Quien goza de una buena imagen crediticia no la va a poner en juego, porque no hay nada para ganar en la propuesta y mucho para perder. A quien ha incumplido, en cambio, se le ofrece un camino de recuperación en la medida que pueda asumir el servicio o la cancelación de una deuda que guarda relación real con la suma del perjuicio original ocasionado al prestamista.
¿Sistemas rigurosamente vigilados?
Se nos ha hecho notar la falta de datos de respaldo a la propuesta.1 Algo de cierto hay en ello. A nivel público solo se han manejado cifras como la masa de deudores irrecuperables en la central de riesgos del BCU (630 000) o habitantes cuyos datos figuran en el clearing por atrasos (un millón); lo que indica la existencia de un grave problema a nivel de población, pero no necesariamente del sistema financiero.
Es obvio que esta limitada información no alcanza para el diseño detallado de un plan de alivio que integre los aspectos logísticos y financieros. El BCU no ha sido precisamente generoso con los datos a su disposición, más allá de sus publicaciones estadísticas regulares. Un informe del segundo trimestre de 2022 señala morosidad del 3% en las familias endeudadas con el sistema bancario, pero dado que ello excluye a las empresas administradoras de créditos (EAC), su representatividad es discutible.

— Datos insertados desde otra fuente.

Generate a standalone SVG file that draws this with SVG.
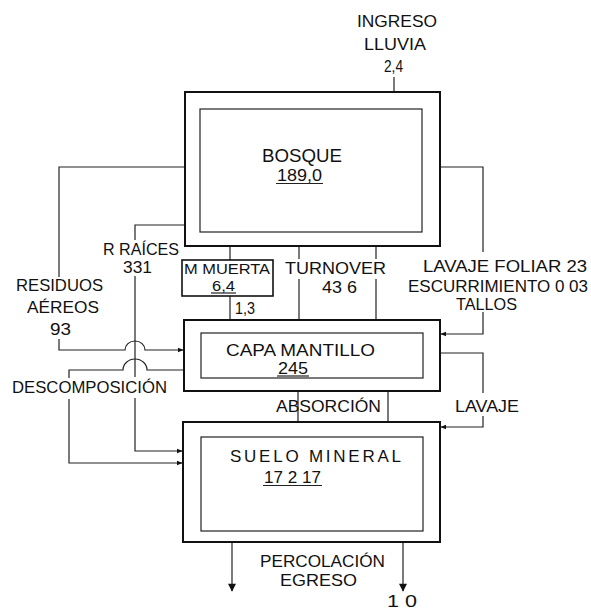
<svg xmlns="http://www.w3.org/2000/svg" width="591" height="611" viewBox="0 0 591 611">
<style>
text{font-family:"Liberation Sans","DejaVu Sans",sans-serif;font-size:17px;fill:#111}
.big{font-size:19px}
.sm{font-size:15.5px}
.outer{fill:none;stroke:#111;stroke-width:2}
.inner{fill:none;stroke:#222;stroke-width:1.2}
.ln{fill:none;stroke:#222;stroke-width:1.2}
.ul{stroke:#222;stroke-width:1.2}
</style>
<defs>
<marker id="ah" viewBox="0 0 10 10" refX="9" refY="5" markerWidth="6" markerHeight="6" orient="auto" markerUnits="userSpaceOnUse">
<path d="M0,1 L10,5 L0,9 Z" fill="#111"/>
</marker>
<marker id="ahd" viewBox="0 0 10 10" refX="9" refY="5" markerWidth="9" markerHeight="8" orient="auto" markerUnits="userSpaceOnUse">
<path d="M0,0 L10,5 L0,10 Z" fill="#111"/>
</marker>
</defs>
<rect width="591" height="611" fill="#fff"/>

<g id="connectors">
<path class="ln" d="M394,77 V92"/>
<path class="ln" d="M185,167 H59 V277 M59,339 V350 H125 A10 9 0 0 1 145 350 H183" marker-end="url(#ah)"/>
<path class="ln" d="M185,225 H135 V240 M135,276 V377 M135,398 V451 H182" marker-end="url(#ah)"/>
<path class="ln" d="M184,370 H147 A12 11 0 0 0 123 370 H69 V378 M69,399 V463 H182" marker-end="url(#ah)"/>
<path class="ln" d="M230,246 V260 M230,296 V320"/>
<path class="ln" d="M299,246 V259 M299,279 V320 M376,246 V259 M376,279 V320"/>
<path class="ln" d="M298,391 V422 M388,391 V422"/>
<path class="ln" d="M440,167 H483 V252 M483,312 V334 H441" marker-end="url(#ah)"/>
<path class="ln" d="M440,353 H483 V393 M483,416 V427 H441" marker-end="url(#ah)"/>
<path class="ln" d="M232,542 V591" marker-end="url(#ahd)"/>
<path class="ln" d="M403,542 V591" marker-end="url(#ahd)"/>
</g>

<g id="ingreso">
<text x="357" y="27" textLength="80" lengthAdjust="spacingAndGlyphs">INGRESO</text>
<text x="364" y="50" textLength="62" lengthAdjust="spacingAndGlyphs">LLUVIA</text>
<text x="384" y="72" textLength="19" lengthAdjust="spacingAndGlyphs">2,4</text>
</g>

<g id="bosque">
<rect class="outer" x="185" y="92" width="255" height="154"/>
<rect class="inner" x="200" y="109" width="222" height="123"/>
<text class="big" x="262" y="162" textLength="80" lengthAdjust="spacingAndGlyphs">BOSQUE</text>
<text x="277" y="181" textLength="45" lengthAdjust="spacingAndGlyphs">189,0</text>
<line class="ul" x1="276" y1="183.5" x2="323" y2="183.5"/>
</g>

<g id="mmuerta">
<rect class="outer" x="182" y="260" width="91" height="36" style="stroke-width:1.6"/>
<text class="sm" x="184" y="274" textLength="86" lengthAdjust="spacingAndGlyphs">M MUERTA</text>
<text class="sm" x="212" y="291" textLength="23" lengthAdjust="spacingAndGlyphs">6,4</text>
<line class="ul" x1="211" y1="293" x2="236" y2="293"/>
</g>

<g id="capa">
<rect class="outer" x="184" y="320" width="256" height="71"/>
<rect class="inner" x="201" y="333" width="222" height="45"/>
<text x="226" y="356" textLength="149" lengthAdjust="spacingAndGlyphs">CAPA MANTILLO</text>
<text x="278" y="374" textLength="30" lengthAdjust="spacingAndGlyphs">245</text>
<line class="ul" x1="277" y1="376" x2="309" y2="376"/>
</g>

<g id="suelo">
<rect class="outer" x="183" y="422" width="257" height="120"/>
<rect class="inner" x="201" y="437" width="222" height="94"/>
<text x="230" y="462" textLength="171" lengthAdjust="spacing">SUELO  MINERAL</text>
<text x="264" y="483" textLength="57" lengthAdjust="spacingAndGlyphs">17 2 17</text>
<line class="ul" x1="263" y1="485.5" x2="322" y2="485.5"/>
</g>

<g id="labels">
<text x="103" y="255" textLength="76" lengthAdjust="spacingAndGlyphs">R RAÍCES</text>
<text x="123" y="273" textLength="29" lengthAdjust="spacingAndGlyphs">331</text>
<text x="16" y="291" textLength="87" lengthAdjust="spacingAndGlyphs">RESIDUOS</text>
<text x="27" y="313" textLength="72" lengthAdjust="spacingAndGlyphs">AÉREOS</text>
<text x="50" y="335" textLength="21" lengthAdjust="spacingAndGlyphs">93</text>
<text x="235" y="314" textLength="20" lengthAdjust="spacingAndGlyphs">1,3</text>
<text x="285" y="274" textLength="101" lengthAdjust="spacingAndGlyphs">TURNOVER</text>
<text x="322" y="293" textLength="35" lengthAdjust="spacingAndGlyphs">43 6</text>
<text x="423" y="272" textLength="164" lengthAdjust="spacingAndGlyphs">LAVAJE FOLIAR 23</text>
<text x="408" y="292" textLength="180" lengthAdjust="spacingAndGlyphs">ESCURRIMIENTO 0 03</text>
<text x="456" y="310" textLength="61" lengthAdjust="spacingAndGlyphs">TALLOS</text>
<text x="12" y="393" textLength="155" lengthAdjust="spacingAndGlyphs">DESCOMPOSICIÓN</text>
<text x="276" y="412" textLength="105" lengthAdjust="spacingAndGlyphs">ABSORCIÓN</text>
<text x="455" y="412" textLength="64" lengthAdjust="spacingAndGlyphs">LAVAJE</text>
<text x="260" y="567" textLength="125" lengthAdjust="spacingAndGlyphs">PERCOLACIÓN</text>
<text x="280" y="586" textLength="77" lengthAdjust="spacingAndGlyphs">EGRESO</text>
<text x="387" y="607" textLength="30" lengthAdjust="spacingAndGlyphs">1 0</text>
</g>
</svg>
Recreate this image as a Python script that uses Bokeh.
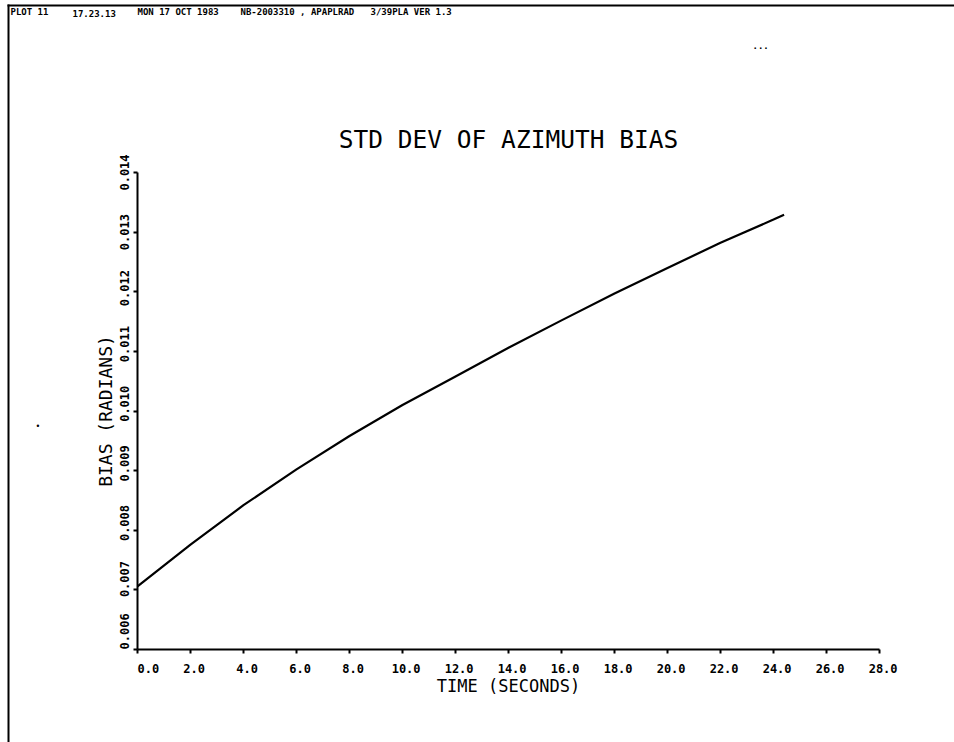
from bokeh.plotting import figure
from bokeh.models import Range1d, FixedTicker, NumeralTickFormatter, Label, BoxAnnotation
from bokeh.embed import file_html
from bokeh.resources import INLINE

# Standard deviation of the azimuth bias over time
time_s = [0.0, 2.0, 4.0, 6.0, 8.0, 10.0, 12.0, 14.0, 16.0, 18.0, 20.0, 22.0, 24.0, 24.4]
bias_std = [0.00706, 0.00776, 0.00842, 0.00902, 0.00958, 0.01010, 0.01058,
            0.01106, 0.01152, 0.01197, 0.01240, 0.01282, 0.01321, 0.01329]

x_ticks = [0, 2, 4, 6, 8, 10, 12, 14, 16, 18, 20, 22, 24, 26, 28]
y_ticks = [0.006, 0.007, 0.008, 0.009, 0.010, 0.011, 0.012, 0.013, 0.014]
x_bounds = (0, 28)
y_bounds = (0.006, 0.014)

title_text = "STD DEV OF AZIMUTH BIAS"
header_parts = ["PLOT 11", "17.23.13", "MON 17 OCT 1983", "NB-2003310 , APAPLRAD", "3/39PLA VER 1.3"]

FONT = "DejaVu Sans Mono"
NB = "\u00a0"
W, H = 954, 742

# the whole sheet is the plotting frame; the axes sit at fixed places inside it
AX_LEFT, AX_RIGHT = 137.0, 879.0      # canvas x of t=0 and t=28
AX_TOP, AX_BOTTOM = 172.0, 649.0      # canvas y of 0.014 and 0.006
kx = (AX_RIGHT - AX_LEFT) / (x_bounds[1] - x_bounds[0])
ky = (AX_BOTTOM - AX_TOP) / (y_bounds[1] - y_bounds[0])
x_range = Range1d(x_bounds[0] - AX_LEFT / kx, x_bounds[1] + (W - AX_RIGHT) / kx)
y_range = Range1d(y_bounds[0] - (H - AX_BOTTOM) / ky, y_bounds[1] + AX_TOP / ky)

p = figure(width=W, height=H, output_backend="svg", toolbar_location=None,
           x_range=x_range, y_range=y_range,
           min_border=0, min_border_left=0, min_border_right=0,
           min_border_top=0, min_border_bottom=0)
p.title.visible = False
p.outline_line_color = None
p.background_fill_color = "white"
p.border_fill_color = "white"
p.xgrid.visible = False
p.ygrid.visible = False

for ax in (p.xaxis[0], p.yaxis[0]):
    ax.axis_line_width = 2
    ax.axis_line_color = "black"
    ax.major_tick_line_width = 2
    ax.major_tick_line_color = "black"
    ax.major_tick_in = 0
    ax.major_tick_out = 4
    ax.minor_tick_line_color = None
    ax.major_label_text_font = FONT
    ax.major_label_text_font_style = "bold"
    ax.major_label_text_font_size = "12px"
    ax.major_label_text_color = "black"
    ax.axis_label_text_font = FONT
    ax.axis_label_text_font_style = "normal"
    ax.axis_label_text_font_size = "17px"
    ax.axis_label_text_color = "black"

xa = p.xaxis[0]
xa.fixed_location = y_bounds[0]
xa.bounds = x_bounds
xa.ticker = FixedTicker(ticks=x_ticks)
xa.formatter = NumeralTickFormatter(format="0.0")
# labels sit a little to the right of their ticks; the first one starts at the axis
xa.major_label_overrides = {t: (NB * (3 if t == 0 else 1)) + f"{t:.1f}" for t in x_ticks}
xa.axis_label = "TIME (SECONDS)"
xa.major_label_standoff = 8
xa.axis_label_standoff = -3

ya = p.yaxis[0]
ya.fixed_location = x_bounds[0]
ya.bounds = y_bounds
ya.ticker = FixedTicker(ticks=y_ticks)
ya.formatter = NumeralTickFormatter(format="0.000")
# lower labels ride above their ticks so the first one clears the x axis
y_shift = [5, 3, 2, 2, 2, 2, 1, 0, 0]
ya.major_label_overrides = {t: (NB * s) + f"{t:.3f}" for t, s in zip(y_ticks, y_shift)}
ya.axis_label = "BIAS (RADIANS)"
ya.major_label_orientation = "parallel"
ya.major_label_standoff = 2
ya.axis_label_standoff = -1
ya.axis_label_text_font_size = "18px"

p.line(time_s, bias_std, line_color="black", line_width=2.2)


def sy(cy):
    # screen units count upward from the bottom of the frame
    return H - cy


p.add_layout(Label(x=(x_bounds[0] + x_bounds[1]) / 2, y=sy(139), y_units="screen",
                   text=title_text, text_font=FONT, text_font_size="24.5px",
                   text_color="black", text_align="center", text_baseline="alphabetic"))

# page frame of the plotter sheet
p.add_layout(BoxAnnotation(left=7, right=9, top=sy(4), bottom=sy(742),
                           left_units="screen", right_units="screen",
                           top_units="screen", bottom_units="screen",
                           fill_color="black", fill_alpha=1, line_color=None))
p.add_layout(BoxAnnotation(left=7, right=954, top=sy(4), bottom=sy(6),
                           left_units="screen", right_units="screen",
                           top_units="screen", bottom_units="screen",
                           fill_color="black", fill_alpha=1, line_color=None))

# run header along the top edge
header_x = [10, 72, 137, 240, 370]
for hx, txt in zip(header_x, header_parts):
    p.add_layout(Label(x=hx, y=sy(16), x_units="screen", y_units="screen",
                       text=txt, text_font=FONT, text_font_size="9px",
                       text_font_style="bold", text_color="black",
                       text_baseline="bottom"))

p.add_layout(Label(x=752, y=sy(48), x_units="screen", y_units="screen",
                   text="...", text_font=FONT, text_font_size="9px",
                   text_font_style="bold", text_color="black", text_baseline="bottom"))
p.add_layout(Label(x=35, y=sy(430), x_units="screen", y_units="screen",
                   text="\u2022", text_font=FONT, text_font_size="8px",
                   text_color="black", text_baseline="bottom"))

open("out.html", "w").write(file_html(p, INLINE))
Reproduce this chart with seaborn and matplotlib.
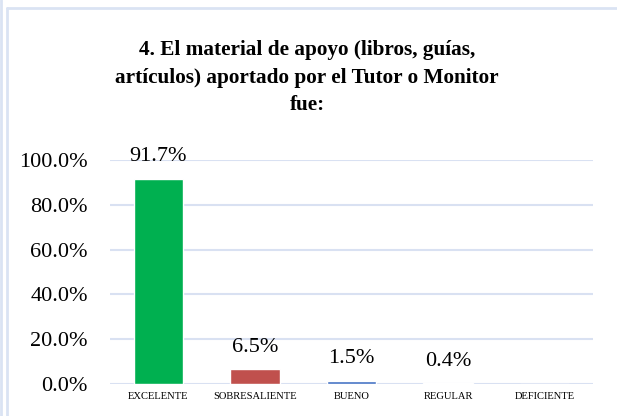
import matplotlib
matplotlib.use("Agg")
import matplotlib.pyplot as plt
import seaborn as sns
import pandas as pd
from matplotlib.lines import Line2D

# chart data
categories = ["EXCELENTE", "SOBRESALIENTE", "BUENO", "REGULAR", "DEFICIENTE"]
values = [91.7, 6.5, 1.5, 0.4, 0.0]
colors = ["#00B050", "#C0504D", "#4472C4", "#8064A2", "#F79646"]
title = "4. El material de apoyo (libros, guías,\nartículos) aportado por el Tutor o Monitor\nfue:"

sns.set_theme(style="white")
plt.rcParams["font.family"] = ["Liberation Serif", "DejaVu Serif"]
plt.rcParams["text.color"] = "black"
plt.rcParams["xtick.color"] = "black"
plt.rcParams["ytick.color"] = "black"

df = pd.DataFrame({"cat": categories, "val": values})

fig = plt.figure(figsize=(6.17, 4.16), dpi=100)
ax = fig.add_axes([0.1783, 0.0769, 0.7828, 0.5385])

sns.barplot(data=df, x="cat", y="val", hue="cat", palette=colors, saturation=1,
            legend=False, width=0.51, ax=ax, zorder=3)

ax.set_ylim(0, 100)
ax.set_yticks([0, 20, 40, 60, 80, 100])
ax.set_yticklabels([f"{t:.1f}%" for t in [0, 20, 40, 60, 80, 100]], fontsize=16)
ax.tick_params(axis="y", length=0, pad=16)
ax.tick_params(axis="x", length=0, labelsize=7.6, pad=6)
ax.set_xlabel("")
ax.set_ylabel("")
ax.grid(axis="y", color="#D9E1F2", linewidth=1.5, zorder=0)
for s in ax.spines.values():
    s.set_visible(False)

for i, v in enumerate(values):
    if v > 0:
        ax.annotate(f"{v:.1f}%", (i, v), xytext=(0, 9), textcoords="offset points",
                    ha="center", va="bottom", fontsize=16, color="black")

fig.text(0.498, 0.813, title, ha="center", va="center", fontsize=15.3,
         fontweight="bold", linespacing=1.5, color="black")

# outer frame lines
frame = "#DAE3F3"
fig.add_artist(Line2D([0.002, 0.002], [0, 1], color=frame, lw=2, transform=fig.transFigure))
fig.add_artist(Line2D([0.011, 0.011], [0, 0.981], color=frame, lw=2, transform=fig.transFigure))
fig.add_artist(Line2D([0.011, 1.0], [0.981, 0.981], color=frame, lw=2, transform=fig.transFigure))

fig.savefig("out.png", dpi=100)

Sin duda el endeudamiento familiar de mayor riesgo se concentra en las EAC, donde el 70% de la operativa corresponde a empresas pertenecientes a los principales bancos de plaza. Sería muy útil contar con datos firmes sobre montos prestados, condiciones e incumplimientos, por sector y por destino del préstamo de todos los proveedores de crédito familiar. Si la propuesta de Cabildo logra energizar la discusión técnica del tema sobre la base de datos firmes y de tiempos relevantes, ya habrá contribuido de forma importante al hallazgo de una solución.
[1] La Asociación de Empleados Bancarios del Uruguay (AEBU) hace una apreciación similar en cuanto a la pobreza de datos sobre el tema en un reciente informe donde ubica al 36% de las familias en zona de problemas financieros.
Un ejemplo a recordar
En agosto de 1982, el gobierno mexicano convocó a sus acreedores internacionales para comunicarles que entraría en cesación de pagos. Ello sacudió a los mercados globales y fue el detonante de una crisis de deuda en el mundo en desarrollo, llevando a lo que se ha dado en llamar la década perdida.
Si bien estos países habían aprovechado el reciclado de petrodólares para endeudarse en exceso, el detonante de la crisis fue la rápida y fuerte suba de las tasas de interés por parte de la Reserva Federal, bajo la firme mano del gobernador Volcker. La inflación había perdido su ancla en Estados Unidos y éste era el único remedio conocido. Como resultado adicional, la economía mundial cayo en recesión.
Para peor, la mayor parte de la deuda se había contratado a tasa variable (tomando una tasa de referencia como el Libor más un plus) que, al llevar la tasa aplicable a niveles de 20%, eliminó cualquier posibilidad para los países deudores de mantenerse al día.
La imposibilidad de hacer frente a sus compromisos no era solo problema para los países deudores, sino también para la banca acreedora. Su exposición de cartera a estas deudas representaba posibles pérdidas por varias veces su capital, colocándola en una precaria situación patrimonial. La necesidad de capitalización era imperiosa.
Ni los deudores podían pagar ni los acreedores podían capitalizar. La situación era grave para el sistema bancario global en su conjunto. ¿Cómo se llegó a una salida? Básicamente con tiempo. El Plan Baker fue la solución interina –con esperas y refinanciaciones para mantener los pagos al día (con apoyo del FMI y Banco Mundial)– hasta que finalmente la banca recuperó su solidez en 1989.
Luego vino el Plan Brady, con las distintas opciones que los países deudores pudieron aprovechar para disminuir el peso del servicio de la deuda: repago al contado con quita de capital, canje de bonos con reducción del monto o de la tasa, y la opción de fondos frescos adicionales. Salvando los tiempos y las distancias, no debemos olvidar que otros en el pasado nos dieron una mano para salir del pozo.